The ultra-Orthodox Jews were due to demonstrate in Jerusalem against judgments that have favored civil rights above religious law, including one allowing some shops to open on the Sabbath, the Jewish day of rest.
A simultaneous rally in support of the Supreme Court was scheduled just a few hundred yards (meters) away.
The campaign against the judiciary has split Israel's modern Orthodox Jews. The ultra-Orthodox demonstration has sparked fury among many Israelis who resent the growing power of the fervently-religious Jews, who make up 10 percent of Israeli society.
Prime Minister Benjamin Netanyahu appealed to rally organizers for a postponement, to avoid possible violence, but his appeal was turned down.
Menachem Porush, acting chairman of the Agudat Israel party and organizer of the ultra-Orthodox protest outside the Supreme Court, said the rally would be peaceful.
"We're organizing, in my opinion a million people...who will pray to the blessed holy one to bring the spirit of light into the hearts of the judges so that we can live in Israel according to our beliefs," Porush said.
Poll: Ultra-orthodox have too much power
Most ultra-Orthodox men, recognizable by their long beards and black suits and hats, spend their days in seminars studying religious texts. They get subsidies from the government and are exempt from serving in the Israeli army.
Some West Bank settlers planned to join the ultra-Orthodox demonstration, while others denounced it.
Most modern Orthodox Israelis live ordinary lives, working and serving in the army, while adhering to religious precepts. Israel's secular majority is made up of a relatively small group which rejects all Jewish practice and ritual, and a larger portion that is sympathetic to Judaism, attending synagogue occasionally and celebrating Jewish holidays.
A poll published Friday in the Israeli newspaper Maariv indicated that 75 percent of the people believe the ultra-Orthodox have too much power. Gallup pollsters questioned 560 Israeli adults and quoted a 4.5 percent margin of error.
Though ultra-Orthodox Jews account for just 10 percent of Israel's population, they wield disproportionate power through their political parties in the Knesset, Israel's parliament.
'Operation Static Electricity'
Michal Aharoni, a spokeswoman for the counter-rally, told Reuters: "The protest is not against the ultra-Orthodox, it's in support of the Supreme Court and the system of democracy in Israel."

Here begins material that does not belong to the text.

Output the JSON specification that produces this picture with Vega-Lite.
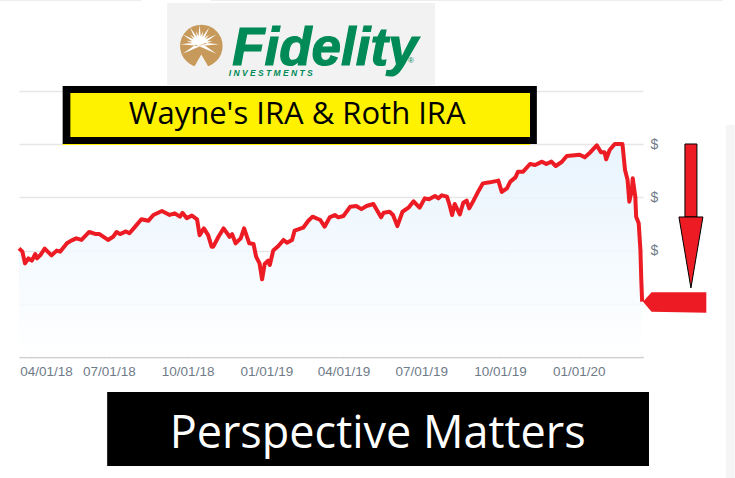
{"$schema":"https://vega.github.io/schema/vega-lite/v6.json","width":624,"height":266,"autosize":{"type":"none"},"padding":{"left":19,"top":91,"right":92,"bottom":121},"background":"white","config":{"view":{"stroke":null}},
"data":{"values":[
{"date":"2018-03-18","value":204.3},{"date":"2018-03-22","value":198},{"date":"2018-03-25","value":176},{"date":"2018-03-29","value":185.5},{"date":"2018-04-02","value":181},{"date":"2018-04-06","value":193.6},{"date":"2018-04-08","value":185.5},{"date":"2018-04-12","value":191.7},{"date":"2018-04-17","value":203.6},{"date":"2018-04-25","value":191},{"date":"2018-05-01","value":200},{"date":"2018-05-05","value":198},{"date":"2018-05-13","value":213.7},{"date":"2018-05-18","value":218.7},{"date":"2018-05-24","value":223},{"date":"2018-05-30","value":220},{"date":"2018-06-08","value":235},{"date":"2018-06-16","value":231},{"date":"2018-06-20","value":231},{"date":"2018-06-30","value":220},{"date":"2018-07-06","value":226},{"date":"2018-07-10","value":235},{"date":"2018-07-14","value":231},{"date":"2018-07-21","value":236},{"date":"2018-07-25","value":232.5},{"date":"2018-07-31","value":243.7},{"date":"2018-08-08","value":258.8},{"date":"2018-08-16","value":256},{"date":"2018-08-22","value":267},{"date":"2018-09-01","value":274.4},{"date":"2018-09-10","value":267},{"date":"2018-09-16","value":270},{"date":"2018-09-22","value":263.8},{"date":"2018-09-25","value":271},{"date":"2018-09-30","value":261},{"date":"2018-10-06","value":266},{"date":"2018-10-12","value":258.8},{"date":"2018-10-15","value":229},{"date":"2018-10-20","value":241.8},{"date":"2018-10-25","value":229},{"date":"2018-10-29","value":207.4},{"date":"2018-10-31","value":207.4},{"date":"2018-11-06","value":226},{"date":"2018-11-12","value":241.8},{"date":"2018-11-19","value":226},{"date":"2018-11-22","value":231},{"date":"2018-11-26","value":213.7},{"date":"2018-12-02","value":223},{"date":"2018-12-06","value":241.8},{"date":"2018-12-12","value":213.7},{"date":"2018-12-17","value":212.4},{"date":"2018-12-20","value":188.6},{"date":"2018-12-24","value":176},{"date":"2018-12-27","value":146},{"date":"2018-12-30","value":174.8},{"date":"2019-01-03","value":181},{"date":"2019-01-05","value":172.9},{"date":"2019-01-09","value":200},{"date":"2019-01-15","value":208.6},{"date":"2019-01-21","value":220},{"date":"2019-01-25","value":214.9},{"date":"2019-01-31","value":220},{"date":"2019-02-03","value":237.5},{"date":"2019-02-13","value":243},{"date":"2019-02-19","value":256},{"date":"2019-02-24","value":263.8},{"date":"2019-03-05","value":257.5},{"date":"2019-03-10","value":245},{"date":"2019-03-16","value":262.5},{"date":"2019-03-22","value":266.9},{"date":"2019-03-26","value":262.5},{"date":"2019-04-01","value":265},{"date":"2019-04-09","value":282.6},{"date":"2019-04-16","value":283.8},{"date":"2019-04-22","value":278},{"date":"2019-04-28","value":283.8},{"date":"2019-05-06","value":287.6},{"date":"2019-05-15","value":262.5},{"date":"2019-05-18","value":271},{"date":"2019-05-25","value":273},{"date":"2019-05-29","value":267},{"date":"2019-06-03","value":246},{"date":"2019-06-09","value":273},{"date":"2019-06-16","value":280.7},{"date":"2019-06-22","value":292.6},{"date":"2019-06-29","value":280.7},{"date":"2019-07-05","value":298.2},{"date":"2019-07-10","value":296.4},{"date":"2019-07-17","value":302.6},{"date":"2019-07-21","value":298.2},{"date":"2019-07-25","value":303.9},{"date":"2019-07-31","value":301.4},{"date":"2019-08-03","value":285.7},{"date":"2019-08-06","value":266.9},{"date":"2019-08-09","value":287.6},{"date":"2019-08-15","value":268},{"date":"2019-08-19","value":290},{"date":"2019-08-23","value":293.9},{"date":"2019-08-26","value":279.4},{"date":"2019-08-31","value":293.9},{"date":"2019-09-06","value":312.7},{"date":"2019-09-11","value":326.4},{"date":"2019-09-19","value":328.3},{"date":"2019-09-29","value":331.5},{"date":"2019-10-03","value":310.2},{"date":"2019-10-09","value":317},{"date":"2019-10-13","value":329.6},{"date":"2019-10-19","value":337.7},{"date":"2019-10-22","value":348.4},{"date":"2019-10-28","value":348.4},{"date":"2019-11-05","value":362.8},{"date":"2019-11-11","value":360.9},{"date":"2019-11-19","value":367.2},{"date":"2019-11-24","value":362.8},{"date":"2019-11-30","value":367.2},{"date":"2019-12-05","value":359},{"date":"2019-12-12","value":366.5},{"date":"2019-12-18","value":377.8},{"date":"2020-01-02","value":380.3},{"date":"2020-01-08","value":375.3},{"date":"2020-01-14","value":384},{"date":"2020-01-22","value":397.9},{"date":"2020-01-27","value":384.7},{"date":"2020-01-31","value":384.7},{"date":"2020-02-02","value":371.6},{"date":"2020-02-06","value":389},{"date":"2020-02-12","value":400.4},{"date":"2020-02-21","value":400.4},{"date":"2020-02-24","value":351.5},{"date":"2020-02-27","value":332.7},{"date":"2020-02-29","value":292},{"date":"2020-03-03","value":314},{"date":"2020-03-04","value":335.8},{"date":"2020-03-07","value":301.4},{"date":"2020-03-08","value":263.8},{"date":"2020-03-11","value":251.3},{"date":"2020-03-13","value":201},{"date":"2020-03-14","value":144.7},{"date":"2020-03-15","value":104}
]},
"encoding":{
"x":{"field":"date","type":"temporal","title":null,"scale":{"type":"utc","domain":[{"year":2018,"month":3,"date":18,"utc":true},{"year":2020,"month":3,"date":16,"utc":true}]},
"axis":{"grid":false,"domainColor":"#d0d0d0","domainWidth":1.5,"tickColor":"#e0e0e0","tickSize":-5,"labelPadding":12,"labelFont":"Liberation Sans","labelFontSize":13.5,"labelColor":"#6f7b88","labelExpr":"utcFormat(datum.value,'%m/%d/%y')","labelOverlap":false,"labelOffset":{"condition":{"test":"datum.index==0","value":15},"value":0},"values":[{"year":2018,"month":4,"date":1,"utc":true},{"year":2018,"month":7,"date":1,"utc":true},{"year":2018,"month":10,"date":1,"utc":true},{"year":2019,"month":1,"date":1,"utc":true},{"year":2019,"month":4,"date":1,"utc":true},{"year":2019,"month":7,"date":1,"utc":true},{"year":2019,"month":10,"date":1,"utc":true},{"year":2020,"month":1,"date":1,"utc":true}]}},
"y":{"field":"value","type":"quantitative","title":null,"scale":{"domain":[0,500],"nice":false,"zero":false},
"axis":{"orient":"right","values":[0,100,200,300,400,500],"domain":false,"ticks":false,"grid":true,"gridColor":"#e6e6e6","gridWidth":1.5,"labelPadding":7,"labelFont":"Liberation Sans","labelFontSize":14,"labelColor":"#6f7b88","labelExpr":"datum.value>=200&&datum.value<=400?'$':''"}}
},
"layer":[
{"mark":{"type":"area","color":{"gradient":"linear","x1":0,"y1":0,"x2":0,"y2":1,"stops":[{"offset":0,"color":"#e4f2fd"},{"offset":1,"color":"#ffffff"}]},"opacity":0.85}},
{"mark":{"type":"line","color":"#ed1c24","strokeWidth":4,"strokeJoin":"round"}},
{"data":{"values":[{"date":"2018-02-24","d2":"2018-08-08","value":671,"v2":669},{"date":"2018-10-28","d2":"2020-06-17","value":671,"v2":669}]},"mark":{"type":"rect","color":"#eeeeee"},"encoding":{"x2":{"field":"d2"},"y2":{"field":"v2"}}},
{"data":{"values":[{"date":"2020-06-21","d2":"2020-07-01","value":436,"v2":-227.4}]},"mark":{"type":"rect","color":"#f5f5f5"},"encoding":{"x2":{"field":"d2"},"y2":{"field":"v2"}}},
{"data":{"values":[{"date":"2018-09-07","d2":"2019-07-17","value":665.4,"v2":511.3}]},"mark":{"type":"rect","color":"#f2f2f2"},"encoding":{"x2":{"field":"d2"},"y2":{"field":"v2"}}},
{"data":{"values":[{"date":"2018-10-17","value":584.6}]},"mark":{"type":"point","filled":true,"shape":"circle","size":1810,"color":"#c79a5b","opacity":1}},
{"data":{"values":[{"date":"2018-10-15","value":588}]},"mark":{"type":"point","filled":true,"size":1500,"color":"#ffffff","opacity":1,"shape":"M1 0L0 -.1L0 .1ZM.87 -.5L.05 .09L-.05 -.09ZM.5 -.87L.09 .05L-.09 -.05ZM0 -1L.1 0L-.1 0ZM-.5 -.87L.09 -.05L-.09 .05ZM-.87 -.5L.05 -.09L-.05 .09ZM-1 0L0 -.1L0 .1ZM-.87 .5L.05 .09L-.05 -.09ZM.87 .5L.05 -.09L-.05 .09ZM.68 -.18L.03 .1L-.03 -.1ZM.5 -.5L.07 .07L-.07 -.07ZM.18 -.68L.1 .03L-.1 -.03ZM-.18 -.68L.1 -.03L-.1 .03ZM-.5 -.5L.07 -.07L-.07 .07ZM-.68 -.18L.03 -.1L-.03 .1Z"}},
{"data":{"values":[{"date":"2018-10-17","value":552}]},"mark":{"type":"point","filled":true,"shape":"triangle-up","size":420,"color":"#f2f2f2","opacity":1}},
{"data":{"values":[{"date":"2018-11-22","value":548.9}]},"mark":{"type":"text","text":"Fidelity","font":"Liberation Sans","fontWeight":"bold","fontStyle":"italic","fontSize":53,"color":"#008a57","stroke":"#008a57","strokeWidth":1.2,"align":"left","baseline":"alphabetic"}},
{"data":{"values":[{"date":"2018-11-18","value":529}]},"mark":{"type":"text","text":"I N V E S T M E N T S","font":"Liberation Sans","fontWeight":"bold","fontStyle":"italic","fontSize":8.5,"color":"#008a57","align":"left","baseline":"alphabetic"}},
{"data":{"values":[{"date":"2019-06-19","value":556}]},"mark":{"type":"text","text":"®","font":"Liberation Sans","fontSize":8,"color":"#008a57","align":"center","baseline":"middle"}},
{"data":{"values":[{"date":"2018-05-08","d2":"2019-11-05","value":400.4,"v2":398.5}]},"mark":{"type":"rect","color":"#fff200"},"encoding":{"x2":{"field":"d2"},"y2":{"field":"v2"}}},
{"data":{"values":[{"date":"2018-05-08","d2":"2019-11-13","value":509.4,"v2":400.4}]},"mark":{"type":"rect","color":"#000000"},"encoding":{"x2":{"field":"d2"},"y2":{"field":"v2"}}},
{"data":{"values":[{"date":"2018-05-17","d2":"2019-11-05","value":496.2,"v2":413.5}]},"mark":{"type":"rect","color":"#fff200"},"encoding":{"x2":{"field":"d2"},"y2":{"field":"v2"}}},
{"data":{"values":[{"date":"2019-02-06","value":454.9}]},"mark":{"type":"text","text":"Wayne's IRA & Roth IRA","font":"Open Sans","fontSize":31,"color":"#000000","align":"center","baseline":"middle"}},
{"data":{"values":[{"date":"2018-06-29","d2":"2020-03-23","value":-65.8,"v2":-204.9}]},"mark":{"type":"rect","color":"#000000"},"encoding":{"x2":{"field":"d2"},"y2":{"field":"v2"}}},
{"data":{"values":[{"date":"2019-05-11","value":-144}]},"mark":{"type":"text","text":"Perspective Matters","font":"Open Sans","fontSize":45,"color":"#ffffff","align":"center","baseline":"middle"}},
{"data":{"values":[{"date":"2020-05-04","d2":"2020-05-18","value":400.4,"v2":263.2}]},"mark":{"type":"rect","color":"#ed1c24","stroke":"#000000","strokeWidth":1},"encoding":{"x2":{"field":"d2"},"y2":{"field":"v2"}}},
{"data":{"values":[{"date":"2020-04-27","value":263.2,"v2":263.2},{"date":"2020-05-11","value":263.2,"v2":129.7},{"date":"2020-05-25","value":263.2,"v2":263.2}]},"mark":{"type":"area","color":"#ed1c24","stroke":"#000000","strokeWidth":1},"encoding":{"y2":{"field":"v2"}}},
{"data":{"values":[{"date":"2020-03-16","value":104,"v2":104},{"date":"2020-03-26","value":121.6,"v2":85.2},{"date":"2020-05-29","value":121.6,"v2":83.3}]},"mark":{"type":"area","color":"#ed1c24"},"encoding":{"y2":{"field":"v2"}}}
]}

Thousands of university students are expected to abandon their studies to attend the rally in support along with members of Israel's staunchly secular kibbutz collectives and many religious Jews, Aharoni said.
Yossi Sarid, head of the secular Meretz party, received a death threat from an anonymous caller who demanded the counter-demonstration be cancelled or "the next bullet is for Sarid," Israel radio reported.
About 1,500 police officers will be deployed in "Operation Static Electricity," to keep protesters away from the Supreme Court building and to avoid violence between the rival demonstrators, the radio said.
Israel's Prime Minister Benjamin Netanyahu failed in a last ditch attempt on Saturday night to persuade ultra-Orthodox rabbis, some of them his own coalition partners, to cancel the mass anti-judiciary demonstration.
The ultra-Orthodox pack a powerful political punch as they trade their support of narrow coalition governments for public cash to finance their schools and housing and commitments to uphold public observance of Jewish law.
The rulings in recent months put military exemptions in doubt for up to 30,000 ultra-Orthodox young men and enable the more liberal Reform and Conservative and Reform movements to chip away at the Orthodox monopoly over Judaism in Israel.